> [WHAT YOU NEED TO DO]
Return the material word for word. Do not include pictures.

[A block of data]
******

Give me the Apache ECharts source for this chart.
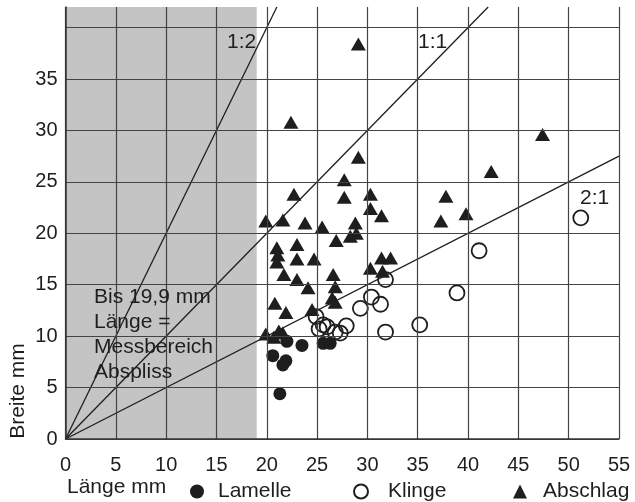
<!DOCTYPE html>
<html>
<head>
<meta charset="utf-8">
<script src="https://cdn.jsdelivr.net/npm/echarts@6/dist/echarts.min.js"></script>
<style>
  html, body { margin: 0; padding: 0; background: #fff; }
  #chart { width: 635px; height: 502px; }
</style>
</head>
<body>
<div id="chart"></div>
<script>
// Länge / Breite of the pieces, in mm: [Länge, Breite]
const lamelle = [
  [22.0, 9.5], [23.5, 9.1], [20.6, 8.1], [21.6, 7.2], [21.9, 7.6],
  [21.3, 4.4], [25.6, 9.3], [26.3, 9.3]
];
const klinge = [
  [51.2, 21.5], [41.1, 18.3], [38.9, 14.2], [35.2, 11.1], [31.8, 15.5],
  [30.4, 13.8], [31.3, 13.1], [29.3, 12.7], [31.8, 10.4], [27.9, 11.0],
  [27.3, 10.3], [26.8, 10.4], [26.0, 10.9], [25.2, 10.7], [24.9, 11.9],
  [25.6, 11.1]
];
const abschlag = [
  [29.1, 38.4], [22.4, 30.8], [29.1, 27.4], [47.4, 29.6], [42.3, 26.0],
  [37.8, 23.6], [37.3, 21.2], [39.8, 21.9], [27.7, 25.2], [27.7, 23.5],
  [30.3, 23.8], [30.3, 22.4], [31.4, 21.7], [22.7, 23.8], [19.9, 21.2],
  [21.6, 21.3], [23.8, 21.0], [25.5, 20.6], [28.8, 21.0], [28.9, 20.0],
  [28.3, 19.7], [26.9, 19.3], [23.0, 18.9], [21.0, 18.6], [21.1, 17.9],
  [23.0, 17.5], [24.7, 17.5], [21.0, 17.2], [31.4, 17.6], [32.3, 17.6],
  [30.3, 16.6], [31.5, 16.3], [21.7, 16.0], [23.0, 15.5], [26.6, 16.0],
  [24.1, 14.7], [26.8, 14.8], [26.5, 13.7], [26.8, 13.3], [20.8, 13.2],
  [21.9, 12.3], [24.5, 12.6], [19.9, 10.2], [21.2, 10.5], [20.7, 9.9],
  [21.6, 10.3]
];

// Breite : Länge reference ratios, drawn as rays from the origin
const ratioNames = ['1:2', '1:1', '2:1'];
const ratioSlopes = [2, 1, 0.5];

// Axis ranges
const xMax = 55;
const yMax = 42;
const tickStep = 5;
// Upper end of the grey measuring band
const messbereichEnd = 19;

const ink = '#1e1e1e';
const font = '"Liberation Sans", Arial, sans-serif';

function rayEnd(slope) {
  const y = slope * xMax;
  return y <= yMax ? [xMax, y] : [yMax / slope, yMax];
}

const ratioSeries = ratioSlopes.map((s, i) => ({
  name: ratioNames[i],
  type: 'line',
  data: [[0, 0], rayEnd(s)],
  symbol: 'none',
  silent: true,
  lineStyle: { color: ink, width: 1.3 },
  z: 1
}));

const chart = echarts.init(document.getElementById('chart'), null, { renderer: 'canvas' });

chart.setOption({
  animation: false,
  backgroundColor: '#fff',
  textStyle: { fontFamily: font, color: ink },
  grid: { left: 65.5, right: 16, top: 7, bottom: 63, containLabel: false },
  xAxis: {
    type: 'value', min: 0, max: xMax, interval: tickStep, z: 10,
    axisLine: { lineStyle: { color: '#333', width: 1.5 } },
    axisTick: { show: false },
    axisLabel: { fontSize: 20, color: ink, margin: 16, fontFamily: font },
    splitLine: { lineStyle: { color: '#444', width: 1.2 } }
  },
  yAxis: {
    type: 'value', min: 0, max: yMax, interval: tickStep, z: 10,
    axisLine: { show: true, lineStyle: { color: '#333', width: 1.5 } },
    axisTick: { show: false },
    axisLabel: {
      fontSize: 20, color: ink, margin: 8, fontFamily: font,
      showMaxLabel: false,
      formatter: v => (v >= 40 ? '' : String(v))
    },
    splitLine: { showMaxLine: false, lineStyle: { color: '#444', width: 1.2 } }
  },
  legend: [
    {
      data: ['Lamelle'], left: 185, top: 476, itemWidth: 14, itemHeight: 14,
      textStyle: { fontSize: 21, color: ink, fontFamily: font, padding: [0, 0, 0, 9] }
    },
    {
      data: ['Klinge'], left: 348, top: 476, itemWidth: 14, itemHeight: 14,
      textStyle: { fontSize: 21, color: ink, fontFamily: font, padding: [0, 0, 0, 15] }
    },
    {
      data: ['Abschlag'], left: 508, top: 476, itemWidth: 14, itemHeight: 14,
      textStyle: { fontSize: 21, color: ink, fontFamily: font, padding: [0, 0, 0, 11] }
    }
  ],
  series: [
    {
      name: 'Messbereich',
      type: 'scatter',
      data: [],
      silent: true,
      z: 0,
      markArea: {
        silent: true,
        itemStyle: { color: '#c4c4c4' },
        data: [[{ xAxis: 0, yAxis: 0 }, { xAxis: messbereichEnd, yAxis: yMax }]]
      }
    },
    ...ratioSeries,
    {
      name: 'Lamelle',
      type: 'scatter',
      data: lamelle,
      symbol: 'circle',
      symbolSize: 13,
      itemStyle: { color: ink, opacity: 1 },
      z: 3
    },
    {
      name: 'Klinge',
      type: 'scatter',
      data: klinge,
      symbol: 'circle',
      symbolSize: 15,
      itemStyle: { color: 'rgba(0,0,0,0)', borderColor: ink, borderWidth: 1.8, opacity: 1 },
      z: 3
    },
    {
      name: 'Abschlag',
      type: 'scatter',
      data: abschlag,
      symbol: 'triangle',
      symbolSize: [15, 13],
      itemStyle: { color: ink, opacity: 1 },
      z: 3
    }
  ],
  graphic: {
    elements: [
      {
        type: 'text', left: 67, top: 477, z: 100,
        style: { text: 'Länge mm', font: '21px ' + font, fill: ink }
      },
      {
        type: 'text', x: 18, y: 391, rotation: Math.PI / 2, z: 100,
        style: { text: 'Breite mm', font: '21px ' + font, fill: ink, align: 'center', verticalAlign: 'middle' }
      },
      {
        type: 'text', left: 94, top: 285, z: 100,
        style: {
          text: 'Bis 19,9 mm\nLänge =\nMessbereich\nAbspliss',
          font: '21px ' + font, fill: ink, lineHeight: 25
        }
      },
      {
        type: 'text', left: 227, top: 32, z: 100,
        style: { text: '1:2', font: '21px ' + font, fill: ink }
      },
      {
        type: 'text', left: 418, top: 32, z: 100,
        style: { text: '1:1', font: '21px ' + font, fill: ink }
      },
      {
        type: 'text', left: 580, top: 188, z: 100,
        style: { text: '2:1', font: '21px ' + font, fill: ink }
      }
    ]
  }
});
</script>
</body>
</html>
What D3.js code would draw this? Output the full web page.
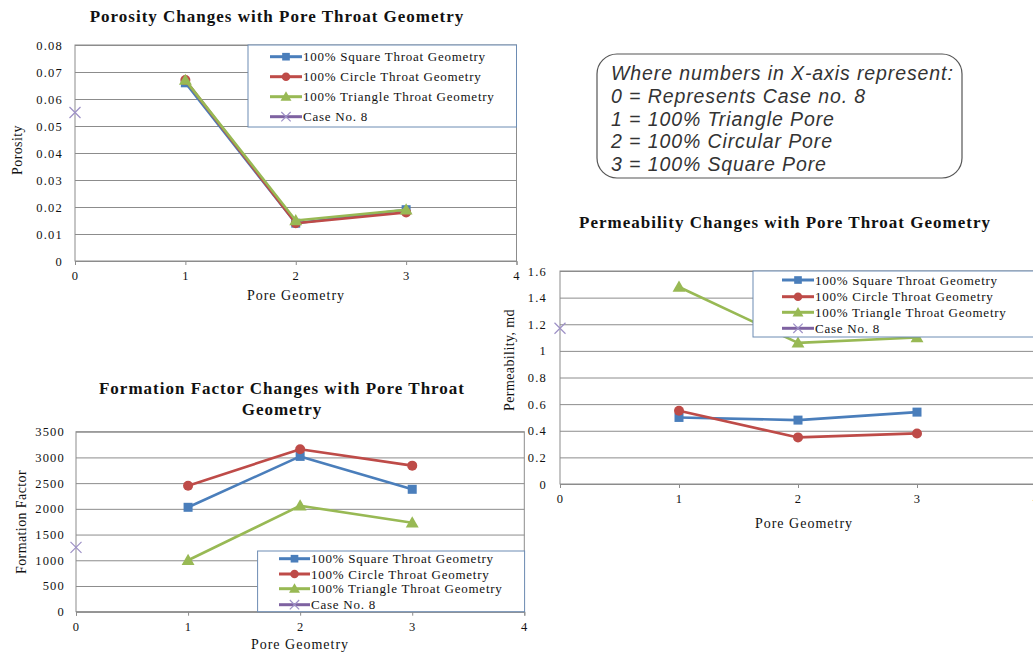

******

> [FULL ANSWER]
Give me the Apache ECharts source for this chart.
<!DOCTYPE html>
<html>
<head>
<meta charset="utf-8">
<script src="https://cdn.jsdelivr.net/npm/echarts@6/dist/echarts.min.js"></script>
<style>
  html, body { margin: 0; padding: 0; background: #fff; }
  #chart { width: 635px; height: 502px; }
</style>
</head>
<body>
<div id="chart"></div>
<script>
// Länge / Breite of the pieces, in mm: [Länge, Breite]
const lamelle = [
  [22.0, 9.5], [23.5, 9.1], [20.6, 8.1], [21.6, 7.2], [21.9, 7.6],
  [21.3, 4.4], [25.6, 9.3], [26.3, 9.3]
];
const klinge = [
  [51.2, 21.5], [41.1, 18.3], [38.9, 14.2], [35.2, 11.1], [31.8, 15.5],
  [30.4, 13.8], [31.3, 13.1], [29.3, 12.7], [31.8, 10.4], [27.9, 11.0],
  [27.3, 10.3], [26.8, 10.4], [26.0, 10.9], [25.2, 10.7], [24.9, 11.9],
  [25.6, 11.1]
];
const abschlag = [
  [29.1, 38.4], [22.4, 30.8], [29.1, 27.4], [47.4, 29.6], [42.3, 26.0],
  [37.8, 23.6], [37.3, 21.2], [39.8, 21.9], [27.7, 25.2], [27.7, 23.5],
  [30.3, 23.8], [30.3, 22.4], [31.4, 21.7], [22.7, 23.8], [19.9, 21.2],
  [21.6, 21.3], [23.8, 21.0], [25.5, 20.6], [28.8, 21.0], [28.9, 20.0],
  [28.3, 19.7], [26.9, 19.3], [23.0, 18.9], [21.0, 18.6], [21.1, 17.9],
  [23.0, 17.5], [24.7, 17.5], [21.0, 17.2], [31.4, 17.6], [32.3, 17.6],
  [30.3, 16.6], [31.5, 16.3], [21.7, 16.0], [23.0, 15.5], [26.6, 16.0],
  [24.1, 14.7], [26.8, 14.8], [26.5, 13.7], [26.8, 13.3], [20.8, 13.2],
  [21.9, 12.3], [24.5, 12.6], [19.9, 10.2], [21.2, 10.5], [20.7, 9.9],
  [21.6, 10.3]
];

// Breite : Länge reference ratios, drawn as rays from the origin
const ratioNames = ['1:2', '1:1', '2:1'];
const ratioSlopes = [2, 1, 0.5];

// Axis ranges
const xMax = 55;
const yMax = 42;
const tickStep = 5;
// Upper end of the grey measuring band
const messbereichEnd = 19;

const ink = '#1e1e1e';
const font = '"Liberation Sans", Arial, sans-serif';

function rayEnd(slope) {
  const y = slope * xMax;
  return y <= yMax ? [xMax, y] : [yMax / slope, yMax];
}

const ratioSeries = ratioSlopes.map((s, i) => ({
  name: ratioNames[i],
  type: 'line',
  data: [[0, 0], rayEnd(s)],
  symbol: 'none',
  silent: true,
  lineStyle: { color: ink, width: 1.3 },
  z: 1
}));

const chart = echarts.init(document.getElementById('chart'), null, { renderer: 'canvas' });

chart.setOption({
  animation: false,
  backgroundColor: '#fff',
  textStyle: { fontFamily: font, color: ink },
  grid: { left: 65.5, right: 16, top: 7, bottom: 63, containLabel: false },
  xAxis: {
    type: 'value', min: 0, max: xMax, interval: tickStep, z: 10,
    axisLine: { lineStyle: { color: '#333', width: 1.5 } },
    axisTick: { show: false },
    axisLabel: { fontSize: 20, color: ink, margin: 16, fontFamily: font },
    splitLine: { lineStyle: { color: '#444', width: 1.2 } }
  },
  yAxis: {
    type: 'value', min: 0, max: yMax, interval: tickStep, z: 10,
    axisLine: { show: true, lineStyle: { color: '#333', width: 1.5 } },
    axisTick: { show: false },
    axisLabel: {
      fontSize: 20, color: ink, margin: 8, fontFamily: font,
      showMaxLabel: false,
      formatter: v => (v >= 40 ? '' : String(v))
    },
    splitLine: { showMaxLine: false, lineStyle: { color: '#444', width: 1.2 } }
  },
  legend: [
    {
      data: ['Lamelle'], left: 185, top: 476, itemWidth: 14, itemHeight: 14,
      textStyle: { fontSize: 21, color: ink, fontFamily: font, padding: [0, 0, 0, 9] }
    },
    {
      data: ['Klinge'], left: 348, top: 476, itemWidth: 14, itemHeight: 14,
      textStyle: { fontSize: 21, color: ink, fontFamily: font, padding: [0, 0, 0, 15] }
    },
    {
      data: ['Abschlag'], left: 508, top: 476, itemWidth: 14, itemHeight: 14,
      textStyle: { fontSize: 21, color: ink, fontFamily: font, padding: [0, 0, 0, 11] }
    }
  ],
  series: [
    {
      name: 'Messbereich',
      type: 'scatter',
      data: [],
      silent: true,
      z: 0,
      markArea: {
        silent: true,
        itemStyle: { color: '#c4c4c4' },
        data: [[{ xAxis: 0, yAxis: 0 }, { xAxis: messbereichEnd, yAxis: yMax }]]
      }
    },
    ...ratioSeries,
    {
      name: 'Lamelle',
      type: 'scatter',
      data: lamelle,
      symbol: 'circle',
      symbolSize: 13,
      itemStyle: { color: ink, opacity: 1 },
      z: 3
    },
    {
      name: 'Klinge',
      type: 'scatter',
      data: klinge,
      symbol: 'circle',
      symbolSize: 15,
      itemStyle: { color: 'rgba(0,0,0,0)', borderColor: ink, borderWidth: 1.8, opacity: 1 },
      z: 3
    },
    {
      name: 'Abschlag',
      type: 'scatter',
      data: abschlag,
      symbol: 'triangle',
      symbolSize: [15, 13],
      itemStyle: { color: ink, opacity: 1 },
      z: 3
    }
  ],
  graphic: {
    elements: [
      {
        type: 'text', left: 67, top: 477, z: 100,
        style: { text: 'Länge mm', font: '21px ' + font, fill: ink }
      },
      {
        type: 'text', x: 18, y: 391, rotation: Math.PI / 2, z: 100,
        style: { text: 'Breite mm', font: '21px ' + font, fill: ink, align: 'center', verticalAlign: 'middle' }
      },
      {
        type: 'text', left: 94, top: 285, z: 100,
        style: {
          text: 'Bis 19,9 mm\nLänge =\nMessbereich\nAbspliss',
          font: '21px ' + font, fill: ink, lineHeight: 25
        }
      },
      {
        type: 'text', left: 227, top: 32, z: 100,
        style: { text: '1:2', font: '21px ' + font, fill: ink }
      },
      {
        type: 'text', left: 418, top: 32, z: 100,
        style: { text: '1:1', font: '21px ' + font, fill: ink }
      },
      {
        type: 'text', left: 580, top: 188, z: 100,
        style: { text: '2:1', font: '21px ' + font, fill: ink }
      }
    ]
  }
});
</script>
</body>
</html>
What D3.js code would draw this? Output the full web page.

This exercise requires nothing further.